Because it all starts on October 1st here (and not a moment before!), I will give you the run-down of things I have planned for this month.

The Halloween Season at Quill's House:

  1. Our decorations all come down from the loft first.  We get everything out and make sure it's still in good condition.  My husband and I talk about what we'd like to change this year, cool things we saw at the stores, where we'll trick-or-treat...basically spending this time getting really excited!
  2. Clean everything!  All the regular cobwebs come down from the corners of the house and the fake ones go up.  We paper our entire living room with dungeon-wall hangings so a great deal of time here is spent in taking down and packing away everything "normal" on the walls.  Everything gets dusted before storage and where it was is scrubbed.  After all, I like to keep a tidy dungeon!
  3. The dining room table is cleared of its usual stacks of books and half-finished projects and made pretty with candelabras, black candles, bottles of colored-water poisons and potions (that the local Johovah's Witnesses thought were real!), and a very dashing black and white curlicue tablecloth.
  4. Outside, this is the time for final harvest from the fields and garden.  I preserve the tradition that anything which is left in the ground after All Hallows belongs to the dead (or the Pooka, depending upon your heritage).  So I start by harvesting everything from the garden that I can use, digging out the rest and turning the soil with some fertilizer.  As soon as I can, I also go to my favorite spots in the woods for late-year herbs.  I should be able to get a few more items for you all in the shop after this hunt!
  5. Outside decorations are very specific.  One of our garden beds becomes a shallow grave surrounded by a barbed wire fence, the other a poison garden with my favorites marked by their folk names with black plant stakes, including Devil's Apple (Datura) and Deadly Nightshade (Belladonna).  Curtains of cobwebs, huge hairy spiders, vines of colored leaves, and a cauldron on a tripod in the middle of our yard...perfect!
  6. Now's about the time to sit down to the big task--costumes.  This is where I take orders for the kiddos final vote (since their "what I wanna be this year" answer changes several times in the weeks leading up to October) and get a good idea of how I'll tackle the challenge of two fun, meaningful, well-constructed adult costumes you can dance in for my husband and I.  I take everyone's measurements and write them down on their own sheet.  Then I make a sketch of what they'll look like in the finished product, and one of it deconstructed into its formative pieces.  After that, I get out the newspaper and Sharpie and start measuring out the pieces and labeling them.  I cut everything and stack each costume's bits separately, awaiting the fabric that makes it real!
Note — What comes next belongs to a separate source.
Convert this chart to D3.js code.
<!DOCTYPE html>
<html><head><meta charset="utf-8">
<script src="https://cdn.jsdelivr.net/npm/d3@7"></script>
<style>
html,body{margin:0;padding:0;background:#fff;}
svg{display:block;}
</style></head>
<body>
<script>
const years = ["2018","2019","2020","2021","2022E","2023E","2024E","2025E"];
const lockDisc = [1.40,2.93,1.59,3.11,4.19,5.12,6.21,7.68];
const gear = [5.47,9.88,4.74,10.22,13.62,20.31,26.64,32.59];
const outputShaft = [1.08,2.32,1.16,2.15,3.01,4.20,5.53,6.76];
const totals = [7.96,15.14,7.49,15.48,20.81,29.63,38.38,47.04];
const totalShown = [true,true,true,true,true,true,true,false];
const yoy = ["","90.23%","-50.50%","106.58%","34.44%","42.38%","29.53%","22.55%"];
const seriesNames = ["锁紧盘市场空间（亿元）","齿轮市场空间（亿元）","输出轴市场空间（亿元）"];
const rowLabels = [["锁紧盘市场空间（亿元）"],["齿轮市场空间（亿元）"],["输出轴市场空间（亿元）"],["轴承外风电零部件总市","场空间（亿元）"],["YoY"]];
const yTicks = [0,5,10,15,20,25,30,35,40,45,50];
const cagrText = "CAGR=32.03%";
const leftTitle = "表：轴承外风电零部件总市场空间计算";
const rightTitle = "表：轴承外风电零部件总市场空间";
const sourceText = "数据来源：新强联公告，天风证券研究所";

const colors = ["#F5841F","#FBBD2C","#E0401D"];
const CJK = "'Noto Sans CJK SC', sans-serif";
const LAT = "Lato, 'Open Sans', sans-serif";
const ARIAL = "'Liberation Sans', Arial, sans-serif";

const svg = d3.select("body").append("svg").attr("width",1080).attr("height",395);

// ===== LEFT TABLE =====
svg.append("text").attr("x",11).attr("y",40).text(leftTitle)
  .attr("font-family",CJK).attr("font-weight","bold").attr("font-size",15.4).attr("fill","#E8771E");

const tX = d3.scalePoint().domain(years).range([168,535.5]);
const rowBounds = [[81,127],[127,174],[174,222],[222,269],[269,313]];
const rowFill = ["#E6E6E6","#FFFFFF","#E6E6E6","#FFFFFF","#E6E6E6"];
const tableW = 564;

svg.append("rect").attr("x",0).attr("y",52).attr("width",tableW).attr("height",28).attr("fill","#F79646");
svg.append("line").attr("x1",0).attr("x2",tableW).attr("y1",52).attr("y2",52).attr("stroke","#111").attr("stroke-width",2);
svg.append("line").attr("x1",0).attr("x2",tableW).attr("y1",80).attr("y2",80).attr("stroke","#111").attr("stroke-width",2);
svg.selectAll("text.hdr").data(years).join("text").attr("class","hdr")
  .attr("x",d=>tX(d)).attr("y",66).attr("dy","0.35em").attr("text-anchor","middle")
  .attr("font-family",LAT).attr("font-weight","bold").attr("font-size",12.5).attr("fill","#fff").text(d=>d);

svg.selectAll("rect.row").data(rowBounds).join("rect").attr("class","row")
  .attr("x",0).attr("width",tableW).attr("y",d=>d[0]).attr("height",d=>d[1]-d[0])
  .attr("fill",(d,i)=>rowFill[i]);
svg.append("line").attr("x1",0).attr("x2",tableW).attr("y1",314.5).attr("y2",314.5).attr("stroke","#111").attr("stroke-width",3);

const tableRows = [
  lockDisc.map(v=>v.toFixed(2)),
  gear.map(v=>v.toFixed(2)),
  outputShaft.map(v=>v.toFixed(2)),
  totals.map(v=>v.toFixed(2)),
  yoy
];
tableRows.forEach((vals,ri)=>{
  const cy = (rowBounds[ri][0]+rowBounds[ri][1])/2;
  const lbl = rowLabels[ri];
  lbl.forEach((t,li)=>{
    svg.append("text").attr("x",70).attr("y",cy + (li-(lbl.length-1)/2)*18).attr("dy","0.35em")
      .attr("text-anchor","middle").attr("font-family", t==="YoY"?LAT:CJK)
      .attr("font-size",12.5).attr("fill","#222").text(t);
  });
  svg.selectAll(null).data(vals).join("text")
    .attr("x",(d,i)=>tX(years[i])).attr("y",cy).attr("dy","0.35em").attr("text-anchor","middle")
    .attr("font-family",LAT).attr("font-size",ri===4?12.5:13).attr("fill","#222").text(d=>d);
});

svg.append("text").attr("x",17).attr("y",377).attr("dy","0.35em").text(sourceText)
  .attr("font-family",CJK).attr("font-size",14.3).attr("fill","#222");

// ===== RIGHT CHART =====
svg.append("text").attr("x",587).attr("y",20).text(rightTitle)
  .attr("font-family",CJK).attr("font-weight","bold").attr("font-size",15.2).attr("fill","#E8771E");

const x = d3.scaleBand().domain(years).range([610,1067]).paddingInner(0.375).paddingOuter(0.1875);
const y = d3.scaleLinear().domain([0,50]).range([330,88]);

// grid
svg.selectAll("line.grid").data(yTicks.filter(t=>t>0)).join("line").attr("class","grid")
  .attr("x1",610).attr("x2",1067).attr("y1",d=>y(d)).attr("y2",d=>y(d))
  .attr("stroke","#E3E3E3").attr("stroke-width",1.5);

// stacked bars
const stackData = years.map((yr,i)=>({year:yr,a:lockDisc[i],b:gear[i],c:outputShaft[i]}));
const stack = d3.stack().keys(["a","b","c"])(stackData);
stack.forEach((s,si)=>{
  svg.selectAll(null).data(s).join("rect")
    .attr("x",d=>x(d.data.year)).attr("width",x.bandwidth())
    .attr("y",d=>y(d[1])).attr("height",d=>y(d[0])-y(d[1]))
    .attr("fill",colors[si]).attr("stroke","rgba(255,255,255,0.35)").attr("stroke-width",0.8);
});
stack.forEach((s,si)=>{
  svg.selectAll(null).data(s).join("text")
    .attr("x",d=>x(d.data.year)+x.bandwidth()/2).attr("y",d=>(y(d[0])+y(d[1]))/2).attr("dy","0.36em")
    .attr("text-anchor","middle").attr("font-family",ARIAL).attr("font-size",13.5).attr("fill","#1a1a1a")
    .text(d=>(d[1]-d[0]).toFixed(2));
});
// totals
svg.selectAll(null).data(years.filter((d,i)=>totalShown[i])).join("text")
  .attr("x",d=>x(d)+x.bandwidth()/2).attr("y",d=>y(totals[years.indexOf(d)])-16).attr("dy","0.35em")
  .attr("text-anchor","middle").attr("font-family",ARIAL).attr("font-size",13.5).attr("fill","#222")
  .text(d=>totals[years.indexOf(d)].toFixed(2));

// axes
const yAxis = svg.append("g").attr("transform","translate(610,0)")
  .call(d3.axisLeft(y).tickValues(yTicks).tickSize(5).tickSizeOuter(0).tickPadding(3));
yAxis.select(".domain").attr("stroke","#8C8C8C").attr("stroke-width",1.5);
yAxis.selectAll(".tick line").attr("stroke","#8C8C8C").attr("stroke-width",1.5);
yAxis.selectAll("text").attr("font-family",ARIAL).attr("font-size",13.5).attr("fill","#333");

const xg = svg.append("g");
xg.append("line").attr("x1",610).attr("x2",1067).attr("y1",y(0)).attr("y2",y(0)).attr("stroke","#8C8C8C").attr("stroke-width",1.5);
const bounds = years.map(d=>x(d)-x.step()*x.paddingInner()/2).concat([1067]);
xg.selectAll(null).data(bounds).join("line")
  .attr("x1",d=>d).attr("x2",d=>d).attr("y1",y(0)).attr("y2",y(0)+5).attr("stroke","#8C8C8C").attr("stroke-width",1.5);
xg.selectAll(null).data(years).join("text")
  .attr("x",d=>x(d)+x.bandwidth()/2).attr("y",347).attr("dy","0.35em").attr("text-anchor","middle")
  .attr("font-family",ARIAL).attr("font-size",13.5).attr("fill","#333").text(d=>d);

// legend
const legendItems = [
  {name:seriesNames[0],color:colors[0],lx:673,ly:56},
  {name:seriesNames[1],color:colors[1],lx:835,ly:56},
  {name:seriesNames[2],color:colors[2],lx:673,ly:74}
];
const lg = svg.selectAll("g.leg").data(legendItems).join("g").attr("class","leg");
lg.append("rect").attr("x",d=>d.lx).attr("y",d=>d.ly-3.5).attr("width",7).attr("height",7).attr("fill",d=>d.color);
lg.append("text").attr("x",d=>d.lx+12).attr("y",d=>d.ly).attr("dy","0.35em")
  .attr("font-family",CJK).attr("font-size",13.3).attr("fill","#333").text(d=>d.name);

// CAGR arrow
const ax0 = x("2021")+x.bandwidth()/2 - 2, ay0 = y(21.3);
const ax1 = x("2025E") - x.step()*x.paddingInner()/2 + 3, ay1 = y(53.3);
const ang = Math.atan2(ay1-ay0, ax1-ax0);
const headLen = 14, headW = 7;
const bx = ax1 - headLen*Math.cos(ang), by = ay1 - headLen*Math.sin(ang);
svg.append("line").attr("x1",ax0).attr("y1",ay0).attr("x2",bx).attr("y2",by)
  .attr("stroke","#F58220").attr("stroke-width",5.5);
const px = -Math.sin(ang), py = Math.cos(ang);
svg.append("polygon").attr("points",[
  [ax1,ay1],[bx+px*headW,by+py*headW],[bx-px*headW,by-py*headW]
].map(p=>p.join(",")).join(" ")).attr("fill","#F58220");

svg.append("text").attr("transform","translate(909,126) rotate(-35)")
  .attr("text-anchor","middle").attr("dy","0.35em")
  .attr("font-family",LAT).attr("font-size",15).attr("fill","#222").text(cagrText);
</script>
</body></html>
  7. Shopping time!  I get to spend an hour or two cruising the fabric shop with my sketches, lists, and color combinations until I come up with just the right thing.  Or I just dig out the extra fabrics I have left from years past and see what I can salvage.  (Don't tell anybody, but the shirt to my lady Gnome costume from 2010 was a dyed bedsheet.  I think it might actually have once been my husband's Bacchus toga.  Shhh!)
  8. Now comes the time to sew, sew, sew.  I have worked it out--I can do each costume, no matter how simple or complex, no matter the size or style, in 3 days.  That's my limit.  I can't seem to finish early, but I won't finish late.  How 'bout that?
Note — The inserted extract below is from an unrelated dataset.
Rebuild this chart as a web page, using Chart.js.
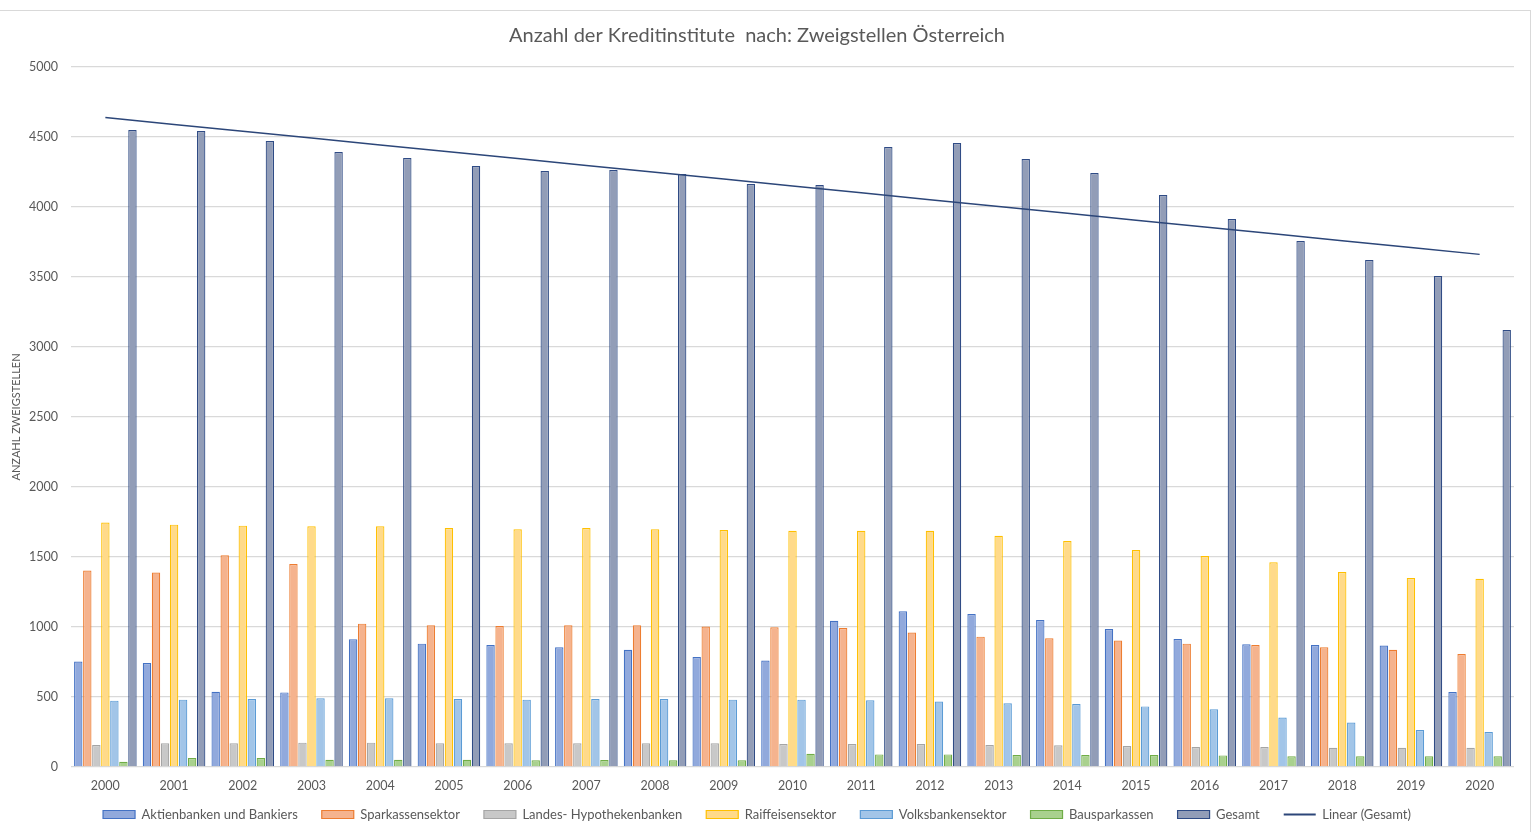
<!DOCTYPE html>
<html lang="de">
<head>
<meta charset="utf-8">
<title>Anzahl der Kreditinstitute nach Zweigstellen</title>
<script src="https://cdn.jsdelivr.net/npm/chart.js@4/dist/chart.umd.min.js"></script>
<style>
    html, body { margin: 0; padding: 0; background: #ffffff; overflow: hidden; }
    .rahmen {
        position: absolute; left: -2px; top: 10px; width: 1532px; height: 830px;
        border-top: 1px solid #d9d9d9; border-right: 1px solid #d9d9d9;
    }
    .chart-box { position: absolute; left: 0; top: 0; width: 1537px; height: 832px; }
</style>
</head>
<body>
<div class="rahmen"></div>
<div class="chart-box"><canvas id="chartZweigstellen"></canvas></div>
<script>
// Daten
const jahre = ['2000', '2001', '2002', '2003', '2004', '2005', '2006', '2007', '2008', '2009', '2010',
    '2011', '2012', '2013', '2014', '2015', '2016', '2017', '2018', '2019', '2020'];

const aktienbanken = [753, 743, 538, 533, 912, 881, 871, 855, 838, 786, 760, 1045, 1112, 1093, 1050, 986, 914, 876, 871, 867, 536];
const sparkassen = [1403, 1389, 1512, 1450, 1024, 1012, 1007, 1012, 1012, 1003, 998, 993, 960, 931, 919, 903, 881, 871, 855, 838, 807];
const landesHypo = [157, 169, 169, 174, 174, 169, 169, 169, 169, 169, 164, 164, 164, 157, 155, 150, 143, 143, 138, 138, 138];
const raiffeisen = [1746, 1731, 1724, 1719, 1719, 1707, 1698, 1707, 1698, 1693, 1688, 1688, 1688, 1652, 1614, 1550, 1507, 1462, 1393, 1350, 1345];
const volksbanken = [474, 481, 486, 491, 491, 486, 481, 486, 486, 481, 481, 476, 467, 455, 450, 433, 412, 353, 317, 264, 250];
const bausparkassen = [38, 64, 64, 52, 52, 52, 48, 50, 48, 48, 95, 90, 90, 86, 86, 86, 83, 76, 76, 76, 76];
const gesamt = [4550, 4543, 4471, 4393, 4350, 4293, 4257, 4264, 4236, 4164, 4157, 4429, 4457, 4343, 4243, 4086, 3914, 3757, 3621, 3507, 3121];

const yTicks = [0, 500, 1000, 1500, 2000, 2500, 3000, 3500, 4000, 4500, 5000];

// Lineare Trendlinie (kleinste Quadrate) über Gesamt
function linearerTrend(werte) {
    const n = werte.length;
    let sx = 0, sy = 0, sxy = 0, sxx = 0;
    werte.forEach((y, i) => {
        const x = i + 1;
        sx += x; sy += y; sxy += x * y; sxx += x * x;
    });
    const steigung = (n * sxy - sx * sy) / (n * sxx - sx * sx);
    const achse = (sy - steigung * sx) / n;
    return werte.map((_, i) => achse + steigung * (i + 1));
}

const farben = {
    aktien: { fill: '#91a9dc', border: '#4472c4' },
    spark: { fill: '#f5b38e', border: '#ed7d31' },
    landes: { fill: '#c8c8c8', border: '#a5a5a5' },
    raiff: { fill: '#ffda8a', border: '#ffc000' },
    volks: { fill: '#a2c5e8', border: '#5b9bd5' },
    bauspar: { fill: '#a9d18e', border: '#70ad47' },
    gesamt: { fill: '#929db7', border: '#2f4b85' },
    trend: '#2c4679'
};

Chart.defaults.font.family = "Lato, 'Open Sans', sans-serif";
Chart.defaults.font.size = 12;
Chart.defaults.color = '#595959';

// Legende etwas nach oben schieben (Abstand wie im Original)
const legendeVerschieben = {
    id: 'legendeVerschieben',
    afterLayout(chart) {
        if (chart.legend) {
            chart.legend.top -= 9;
            chart.legend.bottom -= 9;
        }
    }
};

function balken(label, daten, farbe) {
    return {
        type: 'bar',
        label: label,
        data: daten,
        backgroundColor: farbe.fill,
        borderColor: farbe.border,
        borderWidth: 1.2,
        categoryPercentage: 0.92,
        barPercentage: 0.93,
        order: 2
    };
}

document.addEventListener('DOMContentLoaded', function () {
    const ctx = document.getElementById('chartZweigstellen');
    new Chart(ctx, {
        type: 'bar',
        data: {
            labels: jahre,
            datasets: [
                balken('Aktienbanken und Bankiers', aktienbanken, farben.aktien),
                balken('Sparkassensektor', sparkassen, farben.spark),
                balken('Landes- Hypothekenbanken', landesHypo, farben.landes),
                balken('Raiffeisensektor', raiffeisen, farben.raiff),
                balken('Volksbankensektor', volksbanken, farben.volks),
                balken('Bausparkassen', bausparkassen, farben.bauspar),
                balken('Gesamt', gesamt, farben.gesamt),
                {
                    type: 'line',
                    label: 'Linear (Gesamt)',
                    data: linearerTrend(gesamt),
                    borderColor: farben.trend,
                    backgroundColor: farben.trend,
                    borderWidth: 1.5,
                    pointRadius: 0,
                    tension: 0,
                    order: 1
                }
            ]
        },
        plugins: [legendeVerschieben],
        options: {
            responsive: true,
            maintainAspectRatio: false,
            animation: false,
            layout: {
                padding: { left: 0, right: 23, top: 0, bottom: 0 }
            },
            plugins: {
                title: {
                    display: true,
                    text: 'Anzahl der Kreditinstitute  nach: Zweigstellen Österreich',
                    color: '#595959',
                    font: { size: 20, weight: 'normal' },
                    padding: { top: 24, bottom: 19 }
                },
                legend: {
                    position: 'bottom',
                    maxHeight: 39,
                    labels: {
                        usePointStyle: true,
                        pointStyleWidth: 32,
                        boxHeight: 8,
                        padding: 24,
                        font: { size: 13 },
                        sort: function (a, b) { return a.datasetIndex - b.datasetIndex; },
                        generateLabels: function (chart) {
                            const items = Chart.defaults.plugins.legend.labels.generateLabels(chart);
                            items.forEach(item => {
                                const ds = chart.data.datasets[item.datasetIndex];
                                item.pointStyle = ds.type === 'line' ? 'line' : 'rect';
                                item.lineWidth = ds.type === 'line' ? 2 : 1.2;
                            });
                            return items;
                        }
                    }
                },
                tooltip: { enabled: false }
            },
            scales: {
                x: {
                    grid: { display: false, drawTicks: false },
                    border: { display: false },
                    ticks: { padding: 11, font: { size: 12.5 } },
                    afterFit: function (scale) {
                        scale.height = 26;
                    }
                },
                y: {
                    min: 0,
                    max: 5000,
                    afterBuildTicks: function (scale) {
                        scale.ticks = yTicks.map(v => ({ value: v }));
                    },
                    afterFit: function (scale) {
                        scale.width = 71;
                    },
                    grid: { color: '#d9d9d9', lineWidth: 1.3, drawTicks: false },
                    border: { display: false },
                    ticks: {
                        padding: 13,
                        font: { size: 12.5 },
                        callback: function (value) { return String(value); }
                    },
                    title: {
                        display: true,
                        text: 'ANZAHL ZWEIGSTELLEN',
                        font: { size: 11 },
                        padding: { top: 10, bottom: 0 }
                    }
                }
            }
        }
    });
});
</script>
</body>
</html>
  9. Once the sewing is done, I fit everyone with their costume, adjust, and take lots of pictures to be sure I will still like it in a few days. (I'm neurotic like that)
  10. Now it's time to plan the rest of our Big Trip.  Every two years, we go to Salem for the Witches Ball.  The drive alone is over 6 hours, so it takes a lot of work to be sure the timing, packing, and organization back home are all on cue.  Plus there's trick-or-treating to orchestrate (each town has it's night, so we could possibly go out 2 or 3 times) and school functions, too.  *Whew!*
  11. Now for the organization of something a little more relaxing--food!  We like to have a feast on Halloween night with lots of theme foods that is still a functional dinner. With the kids eating candy until their teeth fall out, it's nice to get something good in them too.  What can I say--we're vegetarian.  So I like our veggie "walking tacos (a crushed snack-size bag of Doritos filled with Boca crumbles cooked with taco seasoning, plus lettuce, tomatoes, and cheese), a big bowl of guacamole piped with sour cream for a spider web and black olive spiders on top, and homemade "snake" stromboli stuffed with cheese and tons of vegetables, rolled, zig-zagged, and painted with food color stripes to look like a huge snake.  I like to try something new whenever I can and fill out the feast table enough to almost rival that of Yule!
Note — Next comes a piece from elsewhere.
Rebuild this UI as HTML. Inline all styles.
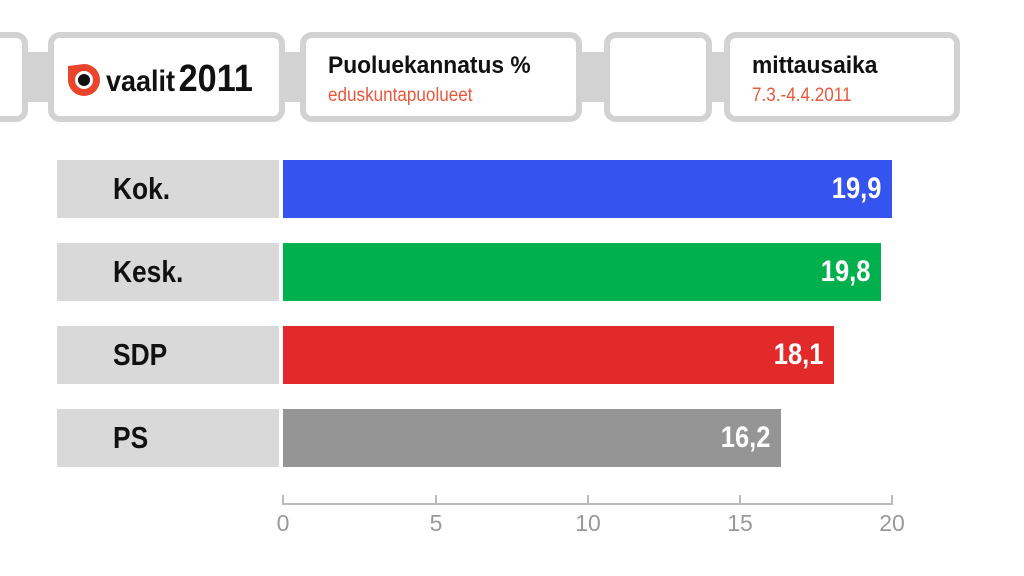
<!DOCTYPE html>
<html><head><meta charset="utf-8"><style>
body{margin:0;width:1024px;height:576px;background:#fff;position:relative;overflow:hidden;font-family:"Liberation Sans",sans-serif}
div{position:absolute;box-sizing:border-box}
.box{border:6px solid #d2d2d2;border-radius:12px;background:#fff;top:32px;height:90px}
.con{background:#d2d2d2;top:52px;height:50px;border-radius:6px}
.lab{left:57px;width:222px;height:58px;background:#d9d9d9;font-weight:bold;font-size:31px;line-height:58px;padding-left:56px;color:#111}
.lab span{display:inline-block;transform:scaleX(0.85);transform-origin:left}
.bar{left:283px;height:58px;color:#fff;font-weight:bold;font-size:30px;line-height:58px;text-align:right;padding-right:11px}
.bar span{display:inline-block;transform:scaleX(0.85);transform-origin:right}
.t{font-size:24px;font-weight:bold;color:#111;left:22px;top:14px;white-space:nowrap;transform:scaleX(0.95);transform-origin:left}
.s{font-size:19px;color:#e8583c;left:22px;top:47px;white-space:nowrap;transform:scaleX(0.9);transform-origin:left}
.tk{top:495px;width:2px;height:10px;background:#bbb}
.tl{top:510px;font-size:23px;color:#999;width:40px;text-align:center}
</style></head><body>
<div class="con" style="left:20px;width:40px"></div>
<div class="con" style="left:275px;width:35px"></div>
<div class="con" style="left:575px;width:35px"></div>
<div class="con" style="left:705px;width:25px"></div>
<div class="box" style="left:-20px;width:48px"></div>
<div class="box" style="left:48px;width:237px">
<svg style="position:absolute;left:10px;top:22px" width="40" height="40" viewBox="0 0 40 40"><path d="M4 6 L20 4 A16 16 0 1 1 4 20 Z" fill="#e8452a"/><circle cx="20" cy="20" r="9" fill="#fff"/><circle cx="20" cy="20" r="6" fill="#111"/></svg>
<div style="left:52px;top:20px;font-size:30px;font-weight:bold;color:#111;white-space:nowrap;transform:scaleX(0.9);transform-origin:left">vaalit<span style="font-size:38px;margin-left:4px">2011</span></div>
</div>
<div class="box" style="left:300px;width:282px"><div class="t">Puoluekannatus %</div><div class="s">eduskuntapuolueet</div></div>
<div class="box" style="left:604px;width:108px"></div>
<div class="box" style="left:724px;width:236px"><div class="t">mittausaika</div><div class="s">7.3.-4.4.2011</div></div>

<div class="lab" style="top:160px"><span>Kok.</span></div>
<div class="bar" style="top:160px;width:609px;background:#3553ee"><span>19,9</span></div>
<div class="lab" style="top:243px"><span>Kesk.</span></div>
<div class="bar" style="top:243px;width:598px;background:#00b04c"><span>19,8</span></div>
<div class="lab" style="top:326px"><span>SDP</span></div>
<div class="bar" style="top:326px;width:551px;background:#e32a2a"><span>18,1</span></div>
<div class="lab" style="top:409px"><span>PS</span></div>
<div class="bar" style="top:409px;width:498px;background:#959595"><span>16,2</span></div>

<div style="left:282px;top:503px;width:611px;height:2px;background:#bbb"></div>
<div class="tk" style="left:282px"></div><div class="tk" style="left:435px"></div><div class="tk" style="left:587px"></div><div class="tk" style="left:739px"></div><div class="tk" style="left:891px"></div>
<div class="tl" style="left:263px">0</div><div class="tl" style="left:416px">5</div><div class="tl" style="left:568px">10</div><div class="tl" style="left:720px">15</div><div class="tl" style="left:872px">20</div>
</body></html>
  12. After the feast comes the ritual.  Much to arrange and memorize.  Since our family began the tradition with our coven many, many years ago, we have not let the flame die on repeating this same rite.  We celebrate happily, recite poetry, sing, tell stories.  But then we reinforce the circle, fume with special incenses, and call up the dead.  I take the honor of being the go-between for any assembled spirits and use divination tools to speak for them.  We all give offerings to our beloved dead and retell stories of those we have lost.  It's always slightly painful, but it's the kind of bittersweet experience that I believe is helping our kids to grow up with sensitivity and respect for loss.  Like many others who follow Earth religions, I don't believe that this virtue is stressed enough today.

Needless to say, our kids don't go to school on the first of November.  That is part of our festivities and I couldn't imagine trying to rush all of the holiday into a neat time-frame that ends by 7:30 pm.  Our decorations come back down, with the solemnity of a funeral, about a week or so into November.  Then they are stored back in their solitary coffins in the loft until next year.

But, as always, it will be a season not to be forgotten and it's details will be retold for years to come.